Ettrick are indeed a black metal duo, and their music harbors the telltale signs: ferocious blast-beats, gargantuan expanses of pitch-black noise, and drums like a self-propelled howitzer gone berserk. They also happen to be a free-jazz pairing as well, in which Heule and partner Jay Korber, both drummers and saxophonists, rotate between the two instruments to create a grueling improvisational skronk. A well-circulated YouTube video featuring their collaboration with Weasel Walter reveals a dimly lit scene of busted drum kits with the bleating screams of Korber's tenor sax piercing the deafening cloud of beats raining down from the stage. For all its grandiose chaos, however, the players never lose track of each other in the din. Heule credits this to time spent practicing. "It's difficult to improvise, but it's a skill that you can work on," he says. "We have developed certain patterns that we call on sometimes, but we don't really discuss things ahead of time. We realized that it sounds a lot better if we don't."
ART BRUTAL
Ettrick’s beginnings hark back to 2004, when Heule was looking to sublet his practice space and Korber answered his ad. Korber — a Pittsburgh native who shares his bandmate's love of brutal music and calls Immortal's Battles in the North "one of the best black metal albums ever made" — had coincidentally been playing sax for a few years as well. (Heule has played the instrument since age 10.) As it turned out, they were even recording Ettrick-style music independent of one another. "We both had recordings that we had made of ourselves, overdubbing all the instruments onto each other, drums and sax, but we were doing it all ourselves," Heule explains with a laugh. "So then we found the 'other guy.' We could play live now!"

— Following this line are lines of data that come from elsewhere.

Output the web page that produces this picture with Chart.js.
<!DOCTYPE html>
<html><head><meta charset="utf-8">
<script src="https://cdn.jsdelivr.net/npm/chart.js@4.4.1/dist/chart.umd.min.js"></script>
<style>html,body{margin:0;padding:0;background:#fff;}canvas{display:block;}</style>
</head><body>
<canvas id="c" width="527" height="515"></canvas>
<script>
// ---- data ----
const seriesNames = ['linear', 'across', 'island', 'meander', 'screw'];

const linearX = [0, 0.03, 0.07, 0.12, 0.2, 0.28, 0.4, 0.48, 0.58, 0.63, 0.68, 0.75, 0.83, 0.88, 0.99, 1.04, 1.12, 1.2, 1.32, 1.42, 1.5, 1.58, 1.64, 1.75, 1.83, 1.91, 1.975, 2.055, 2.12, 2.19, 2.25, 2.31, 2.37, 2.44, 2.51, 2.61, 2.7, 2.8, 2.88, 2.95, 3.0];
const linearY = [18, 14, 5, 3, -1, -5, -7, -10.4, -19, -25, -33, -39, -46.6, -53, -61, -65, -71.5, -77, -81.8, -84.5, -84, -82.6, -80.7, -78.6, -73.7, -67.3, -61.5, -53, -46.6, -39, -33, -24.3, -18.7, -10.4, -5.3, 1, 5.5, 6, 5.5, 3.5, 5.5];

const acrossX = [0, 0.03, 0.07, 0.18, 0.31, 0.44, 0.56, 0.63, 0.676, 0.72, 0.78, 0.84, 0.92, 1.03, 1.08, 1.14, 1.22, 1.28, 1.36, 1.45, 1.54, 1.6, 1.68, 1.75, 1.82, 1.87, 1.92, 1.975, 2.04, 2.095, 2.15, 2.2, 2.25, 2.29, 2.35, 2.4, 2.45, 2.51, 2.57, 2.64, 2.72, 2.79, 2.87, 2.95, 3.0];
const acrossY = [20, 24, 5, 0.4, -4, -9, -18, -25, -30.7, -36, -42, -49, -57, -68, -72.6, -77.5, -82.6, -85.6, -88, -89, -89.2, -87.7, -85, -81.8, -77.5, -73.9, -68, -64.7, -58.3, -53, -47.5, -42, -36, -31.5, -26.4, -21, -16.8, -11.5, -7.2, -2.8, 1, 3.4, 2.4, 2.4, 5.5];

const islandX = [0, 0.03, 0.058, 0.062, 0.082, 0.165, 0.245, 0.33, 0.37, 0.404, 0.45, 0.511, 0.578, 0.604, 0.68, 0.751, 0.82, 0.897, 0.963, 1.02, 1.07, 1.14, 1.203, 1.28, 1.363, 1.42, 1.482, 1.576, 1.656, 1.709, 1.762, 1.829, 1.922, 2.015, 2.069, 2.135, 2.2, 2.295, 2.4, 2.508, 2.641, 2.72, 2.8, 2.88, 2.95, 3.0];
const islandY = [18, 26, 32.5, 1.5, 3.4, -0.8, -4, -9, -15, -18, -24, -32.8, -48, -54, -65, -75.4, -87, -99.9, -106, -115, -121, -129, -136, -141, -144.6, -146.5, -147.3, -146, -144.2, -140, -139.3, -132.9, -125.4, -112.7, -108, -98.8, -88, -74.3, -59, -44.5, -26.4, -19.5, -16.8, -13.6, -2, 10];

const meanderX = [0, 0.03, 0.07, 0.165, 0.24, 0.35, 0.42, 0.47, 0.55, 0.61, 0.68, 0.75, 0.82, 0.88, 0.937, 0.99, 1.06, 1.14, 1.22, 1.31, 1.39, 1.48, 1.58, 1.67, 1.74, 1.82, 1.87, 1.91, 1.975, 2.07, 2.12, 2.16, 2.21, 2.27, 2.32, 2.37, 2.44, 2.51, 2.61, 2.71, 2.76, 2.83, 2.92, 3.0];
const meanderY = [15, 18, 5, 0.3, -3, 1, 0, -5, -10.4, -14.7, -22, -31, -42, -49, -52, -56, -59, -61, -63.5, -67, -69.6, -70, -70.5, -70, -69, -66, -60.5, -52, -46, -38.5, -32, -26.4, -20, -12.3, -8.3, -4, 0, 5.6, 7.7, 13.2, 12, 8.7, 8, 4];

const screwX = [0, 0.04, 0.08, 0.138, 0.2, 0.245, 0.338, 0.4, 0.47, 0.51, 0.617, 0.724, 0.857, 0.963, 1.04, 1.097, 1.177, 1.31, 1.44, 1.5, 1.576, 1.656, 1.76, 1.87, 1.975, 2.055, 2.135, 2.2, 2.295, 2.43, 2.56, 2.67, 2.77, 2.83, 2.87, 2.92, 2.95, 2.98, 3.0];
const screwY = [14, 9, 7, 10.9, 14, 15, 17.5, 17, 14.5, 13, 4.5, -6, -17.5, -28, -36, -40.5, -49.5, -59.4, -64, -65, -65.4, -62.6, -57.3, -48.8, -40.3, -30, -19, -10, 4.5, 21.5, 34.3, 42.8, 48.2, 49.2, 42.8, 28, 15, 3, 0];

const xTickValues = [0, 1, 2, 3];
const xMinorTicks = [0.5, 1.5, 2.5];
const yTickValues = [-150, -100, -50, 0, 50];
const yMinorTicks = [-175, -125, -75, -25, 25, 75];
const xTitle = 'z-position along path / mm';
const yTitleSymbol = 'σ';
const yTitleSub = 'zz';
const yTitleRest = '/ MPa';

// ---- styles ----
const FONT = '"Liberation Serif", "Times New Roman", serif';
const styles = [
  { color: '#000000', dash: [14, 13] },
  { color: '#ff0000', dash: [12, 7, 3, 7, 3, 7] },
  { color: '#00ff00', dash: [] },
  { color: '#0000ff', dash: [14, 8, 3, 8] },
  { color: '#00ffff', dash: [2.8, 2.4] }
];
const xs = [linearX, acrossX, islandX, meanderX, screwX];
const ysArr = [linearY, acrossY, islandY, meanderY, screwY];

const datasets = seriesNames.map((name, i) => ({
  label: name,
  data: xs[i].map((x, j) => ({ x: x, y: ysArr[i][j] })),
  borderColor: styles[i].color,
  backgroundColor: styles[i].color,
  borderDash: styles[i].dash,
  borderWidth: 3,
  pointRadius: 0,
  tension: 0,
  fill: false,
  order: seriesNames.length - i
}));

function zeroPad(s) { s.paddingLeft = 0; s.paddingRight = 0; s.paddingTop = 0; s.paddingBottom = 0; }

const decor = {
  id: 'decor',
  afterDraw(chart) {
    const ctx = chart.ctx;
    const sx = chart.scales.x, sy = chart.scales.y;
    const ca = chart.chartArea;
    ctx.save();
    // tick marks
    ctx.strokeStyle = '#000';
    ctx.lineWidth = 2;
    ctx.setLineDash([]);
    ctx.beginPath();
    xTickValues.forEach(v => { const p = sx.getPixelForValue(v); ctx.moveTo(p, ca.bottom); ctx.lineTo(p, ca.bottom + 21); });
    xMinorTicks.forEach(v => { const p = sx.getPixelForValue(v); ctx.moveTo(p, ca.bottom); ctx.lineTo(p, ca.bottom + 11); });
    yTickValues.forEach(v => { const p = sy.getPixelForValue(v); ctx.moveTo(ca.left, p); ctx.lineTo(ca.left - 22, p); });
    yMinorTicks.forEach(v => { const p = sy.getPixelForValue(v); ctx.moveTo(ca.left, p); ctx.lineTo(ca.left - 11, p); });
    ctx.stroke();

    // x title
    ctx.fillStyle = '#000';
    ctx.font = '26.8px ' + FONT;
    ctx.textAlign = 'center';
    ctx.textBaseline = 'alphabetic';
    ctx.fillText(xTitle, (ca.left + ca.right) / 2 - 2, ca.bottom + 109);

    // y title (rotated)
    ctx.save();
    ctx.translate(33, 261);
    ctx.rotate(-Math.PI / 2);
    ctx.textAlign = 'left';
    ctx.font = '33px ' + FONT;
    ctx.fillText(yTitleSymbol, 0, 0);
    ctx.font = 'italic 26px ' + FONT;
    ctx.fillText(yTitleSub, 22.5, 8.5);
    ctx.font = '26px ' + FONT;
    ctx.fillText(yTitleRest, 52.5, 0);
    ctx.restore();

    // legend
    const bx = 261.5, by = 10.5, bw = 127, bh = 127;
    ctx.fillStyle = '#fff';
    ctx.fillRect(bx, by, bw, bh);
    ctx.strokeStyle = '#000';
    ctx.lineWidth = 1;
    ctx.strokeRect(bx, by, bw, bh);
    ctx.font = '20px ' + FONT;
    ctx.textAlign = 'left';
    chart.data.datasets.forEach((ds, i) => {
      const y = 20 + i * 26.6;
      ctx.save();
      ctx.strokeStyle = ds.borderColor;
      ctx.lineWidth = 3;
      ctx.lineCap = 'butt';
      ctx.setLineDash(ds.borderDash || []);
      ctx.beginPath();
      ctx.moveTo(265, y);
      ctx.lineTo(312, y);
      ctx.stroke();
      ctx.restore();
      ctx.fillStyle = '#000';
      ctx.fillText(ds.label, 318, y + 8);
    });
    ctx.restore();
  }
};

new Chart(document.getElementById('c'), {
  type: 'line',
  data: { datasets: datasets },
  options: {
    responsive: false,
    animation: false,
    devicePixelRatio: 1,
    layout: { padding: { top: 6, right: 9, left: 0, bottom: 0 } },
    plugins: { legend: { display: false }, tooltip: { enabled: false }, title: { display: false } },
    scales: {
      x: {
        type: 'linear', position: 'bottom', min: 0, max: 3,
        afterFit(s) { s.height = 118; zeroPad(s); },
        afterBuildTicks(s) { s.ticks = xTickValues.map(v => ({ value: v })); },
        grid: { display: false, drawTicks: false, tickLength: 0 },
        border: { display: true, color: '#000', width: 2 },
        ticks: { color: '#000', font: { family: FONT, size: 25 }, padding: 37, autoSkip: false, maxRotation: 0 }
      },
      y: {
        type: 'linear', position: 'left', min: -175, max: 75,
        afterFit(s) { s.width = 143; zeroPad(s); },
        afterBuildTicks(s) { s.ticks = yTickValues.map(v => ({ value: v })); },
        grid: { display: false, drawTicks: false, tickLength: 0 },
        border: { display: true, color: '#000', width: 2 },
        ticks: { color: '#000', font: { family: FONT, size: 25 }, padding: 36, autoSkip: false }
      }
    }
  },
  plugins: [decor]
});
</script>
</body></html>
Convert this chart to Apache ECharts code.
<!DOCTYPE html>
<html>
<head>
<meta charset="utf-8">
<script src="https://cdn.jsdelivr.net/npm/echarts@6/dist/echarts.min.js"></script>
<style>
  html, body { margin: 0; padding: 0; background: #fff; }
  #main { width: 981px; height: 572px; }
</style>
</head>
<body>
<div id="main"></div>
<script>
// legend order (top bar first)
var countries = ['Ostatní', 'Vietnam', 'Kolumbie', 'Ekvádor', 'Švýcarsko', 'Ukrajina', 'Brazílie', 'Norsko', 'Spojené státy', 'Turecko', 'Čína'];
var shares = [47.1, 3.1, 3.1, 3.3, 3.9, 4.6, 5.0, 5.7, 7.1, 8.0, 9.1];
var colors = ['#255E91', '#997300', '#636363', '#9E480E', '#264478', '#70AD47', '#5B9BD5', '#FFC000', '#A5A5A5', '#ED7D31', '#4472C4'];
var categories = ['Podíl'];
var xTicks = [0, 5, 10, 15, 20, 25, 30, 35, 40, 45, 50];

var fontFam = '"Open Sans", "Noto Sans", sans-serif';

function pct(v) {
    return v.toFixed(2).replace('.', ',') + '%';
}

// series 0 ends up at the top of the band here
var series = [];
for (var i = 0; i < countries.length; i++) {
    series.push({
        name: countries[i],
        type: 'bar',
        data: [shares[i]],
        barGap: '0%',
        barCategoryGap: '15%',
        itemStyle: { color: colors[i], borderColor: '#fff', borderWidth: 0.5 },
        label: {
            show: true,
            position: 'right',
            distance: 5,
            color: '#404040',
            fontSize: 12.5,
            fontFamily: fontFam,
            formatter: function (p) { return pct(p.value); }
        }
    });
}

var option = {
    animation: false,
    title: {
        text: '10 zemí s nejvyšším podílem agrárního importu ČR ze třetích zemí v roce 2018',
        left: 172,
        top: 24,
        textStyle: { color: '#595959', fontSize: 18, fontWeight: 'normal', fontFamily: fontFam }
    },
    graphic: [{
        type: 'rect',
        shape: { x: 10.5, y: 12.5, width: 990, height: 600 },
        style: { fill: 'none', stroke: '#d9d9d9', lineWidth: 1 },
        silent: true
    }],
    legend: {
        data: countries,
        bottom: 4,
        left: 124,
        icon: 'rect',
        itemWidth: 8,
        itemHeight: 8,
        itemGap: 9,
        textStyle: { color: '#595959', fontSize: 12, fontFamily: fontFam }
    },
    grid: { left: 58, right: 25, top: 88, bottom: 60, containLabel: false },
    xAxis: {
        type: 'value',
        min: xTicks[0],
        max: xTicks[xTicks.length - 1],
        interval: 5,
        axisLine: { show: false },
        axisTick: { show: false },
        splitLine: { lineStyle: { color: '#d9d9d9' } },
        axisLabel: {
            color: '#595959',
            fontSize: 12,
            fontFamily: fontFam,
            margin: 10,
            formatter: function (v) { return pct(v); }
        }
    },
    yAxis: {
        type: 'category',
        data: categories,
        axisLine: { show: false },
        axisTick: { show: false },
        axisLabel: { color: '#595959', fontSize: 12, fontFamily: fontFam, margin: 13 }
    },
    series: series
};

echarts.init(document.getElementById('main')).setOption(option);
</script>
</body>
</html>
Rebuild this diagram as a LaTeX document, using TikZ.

A year and a half later, Ettrick recorded their first self-released album, Infinite Horned Abomination, in their practice space. Though starkly minimalist (doom-laden atmospherics are largely restricted to the first track), Infinite Horned Abomination hints at the separate yet intertwined paths Heule and Korber have forged. Their second disc, Sudden Arrhythmic Death (American Grizzly, 2006), is an absolute must-have, a 15-minute live session recorded in Portland, Ore., that begins as an achingly radiant saxophone duet before it explodes into a maniacal barrage of beats that push the eardrum till white noise is the only sense the brain can make. It concludes with Ettrick's signature: bloodcurdling screams and the sound of drum kits being destroyed.
THE SOUND OF MAYHEM
Heule muses on the carnage during their recent tour: "The last show in LA was pretty destructive. I broke my snare stand in half. I dropped my kick drum. I wasn't really thinking about what it would break if I just picked it up and dropped it."
Korber amassed similar injuries, breaking both heads on his snare drum.